Work to do => Take the lines from the one with "Reproduce this diagram with TikZ." through the end of the material below and repeat them exactly, dropping every picture.
— start of Input data —
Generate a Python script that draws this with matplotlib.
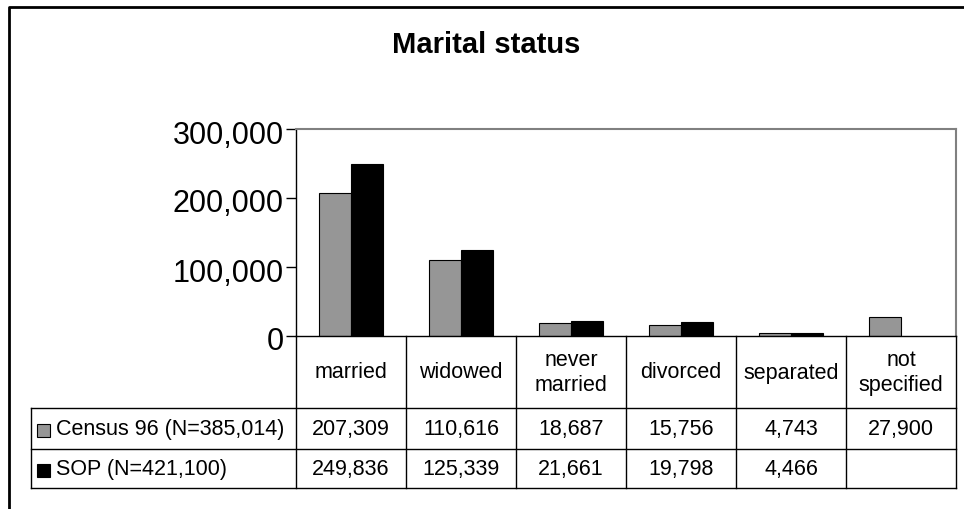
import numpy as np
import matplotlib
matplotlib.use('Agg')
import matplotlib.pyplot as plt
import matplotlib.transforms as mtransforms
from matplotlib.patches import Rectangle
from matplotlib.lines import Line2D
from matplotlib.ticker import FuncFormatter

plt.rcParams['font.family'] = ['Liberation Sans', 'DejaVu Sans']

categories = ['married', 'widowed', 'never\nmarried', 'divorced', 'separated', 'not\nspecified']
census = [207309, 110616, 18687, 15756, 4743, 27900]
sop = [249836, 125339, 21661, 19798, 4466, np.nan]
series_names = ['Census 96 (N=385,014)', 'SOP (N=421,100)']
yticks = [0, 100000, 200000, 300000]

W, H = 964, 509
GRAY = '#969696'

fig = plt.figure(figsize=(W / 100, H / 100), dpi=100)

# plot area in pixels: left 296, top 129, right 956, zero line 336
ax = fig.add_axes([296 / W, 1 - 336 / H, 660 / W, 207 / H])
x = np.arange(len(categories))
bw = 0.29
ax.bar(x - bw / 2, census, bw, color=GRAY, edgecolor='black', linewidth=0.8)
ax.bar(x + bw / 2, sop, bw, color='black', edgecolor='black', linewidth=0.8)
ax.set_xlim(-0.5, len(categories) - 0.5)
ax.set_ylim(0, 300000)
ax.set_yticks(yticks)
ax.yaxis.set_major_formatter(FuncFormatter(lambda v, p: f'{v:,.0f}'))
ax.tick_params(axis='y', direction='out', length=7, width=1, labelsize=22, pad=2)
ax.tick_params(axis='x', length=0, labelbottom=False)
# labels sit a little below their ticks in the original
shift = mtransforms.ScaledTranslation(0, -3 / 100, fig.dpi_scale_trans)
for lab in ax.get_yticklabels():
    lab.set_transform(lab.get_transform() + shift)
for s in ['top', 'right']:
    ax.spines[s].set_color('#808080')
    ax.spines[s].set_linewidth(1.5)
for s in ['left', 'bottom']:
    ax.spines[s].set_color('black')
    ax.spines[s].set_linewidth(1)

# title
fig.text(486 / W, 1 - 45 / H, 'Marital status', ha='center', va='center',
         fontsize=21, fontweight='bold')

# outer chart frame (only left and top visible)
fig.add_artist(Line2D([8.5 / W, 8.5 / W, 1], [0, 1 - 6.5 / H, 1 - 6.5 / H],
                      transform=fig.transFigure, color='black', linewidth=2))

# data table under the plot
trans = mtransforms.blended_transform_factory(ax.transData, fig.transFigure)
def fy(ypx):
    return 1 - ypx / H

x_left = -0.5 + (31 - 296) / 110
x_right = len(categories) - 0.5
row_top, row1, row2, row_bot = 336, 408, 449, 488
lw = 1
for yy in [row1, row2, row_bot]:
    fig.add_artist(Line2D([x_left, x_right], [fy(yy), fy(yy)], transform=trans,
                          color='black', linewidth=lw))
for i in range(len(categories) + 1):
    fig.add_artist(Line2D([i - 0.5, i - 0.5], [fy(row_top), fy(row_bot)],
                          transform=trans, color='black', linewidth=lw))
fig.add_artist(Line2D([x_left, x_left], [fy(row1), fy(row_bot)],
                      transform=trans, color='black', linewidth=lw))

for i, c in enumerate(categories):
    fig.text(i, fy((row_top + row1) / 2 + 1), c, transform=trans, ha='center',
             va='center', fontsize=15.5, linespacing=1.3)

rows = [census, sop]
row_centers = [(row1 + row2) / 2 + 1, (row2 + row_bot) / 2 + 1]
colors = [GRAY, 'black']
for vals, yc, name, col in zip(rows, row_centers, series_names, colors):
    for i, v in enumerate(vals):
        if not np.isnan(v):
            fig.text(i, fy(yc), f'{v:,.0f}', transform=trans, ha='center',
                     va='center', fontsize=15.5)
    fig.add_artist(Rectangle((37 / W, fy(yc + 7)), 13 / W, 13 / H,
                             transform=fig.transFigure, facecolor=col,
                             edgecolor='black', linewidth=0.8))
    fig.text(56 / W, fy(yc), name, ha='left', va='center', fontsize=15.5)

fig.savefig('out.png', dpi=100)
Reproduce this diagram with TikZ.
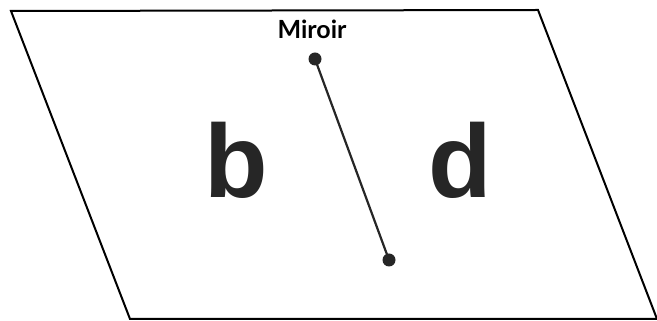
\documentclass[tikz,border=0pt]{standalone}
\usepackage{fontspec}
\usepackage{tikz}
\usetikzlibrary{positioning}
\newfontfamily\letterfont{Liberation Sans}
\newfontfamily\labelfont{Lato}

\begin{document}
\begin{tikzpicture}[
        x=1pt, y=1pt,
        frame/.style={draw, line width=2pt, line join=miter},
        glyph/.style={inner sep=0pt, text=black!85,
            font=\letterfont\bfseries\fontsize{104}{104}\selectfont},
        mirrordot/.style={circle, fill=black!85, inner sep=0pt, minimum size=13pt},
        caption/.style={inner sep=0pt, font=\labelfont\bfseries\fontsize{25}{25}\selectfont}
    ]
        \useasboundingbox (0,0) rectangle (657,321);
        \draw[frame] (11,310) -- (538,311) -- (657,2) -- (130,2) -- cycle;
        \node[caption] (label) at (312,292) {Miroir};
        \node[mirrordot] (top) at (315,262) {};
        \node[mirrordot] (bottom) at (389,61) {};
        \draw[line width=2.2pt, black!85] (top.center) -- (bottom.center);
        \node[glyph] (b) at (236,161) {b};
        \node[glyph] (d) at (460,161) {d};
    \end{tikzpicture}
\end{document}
— end of Input data —
Task answer =>
Reproduce this diagram with TikZ.
\documentclass[tikz,border=0pt]{standalone}
\usepackage{fontspec}
\usepackage{tikz}
\usetikzlibrary{positioning}
\newfontfamily\letterfont{Liberation Sans}
\newfontfamily\labelfont{Lato}

\begin{document}
\begin{tikzpicture}[
        x=1pt, y=1pt,
        frame/.style={draw, line width=2pt, line join=miter},
        glyph/.style={inner sep=0pt, text=black!85,
            font=\letterfont\bfseries\fontsize{104}{104}\selectfont},
        mirrordot/.style={circle, fill=black!85, inner sep=0pt, minimum size=13pt},
        caption/.style={inner sep=0pt, font=\labelfont\bfseries\fontsize{25}{25}\selectfont}
    ]
        \useasboundingbox (0,0) rectangle (657,321);
        \draw[frame] (11,310) -- (538,311) -- (657,2) -- (130,2) -- cycle;
        \node[caption] (label) at (312,292) {Miroir};
        \node[mirrordot] (top) at (315,262) {};
        \node[mirrordot] (bottom) at (389,61) {};
        \draw[line width=2.2pt, black!85] (top.center) -- (bottom.center);
        \node[glyph] (b) at (236,161) {b};
        \node[glyph] (d) at (460,161) {d};
    \end{tikzpicture}
\end{document}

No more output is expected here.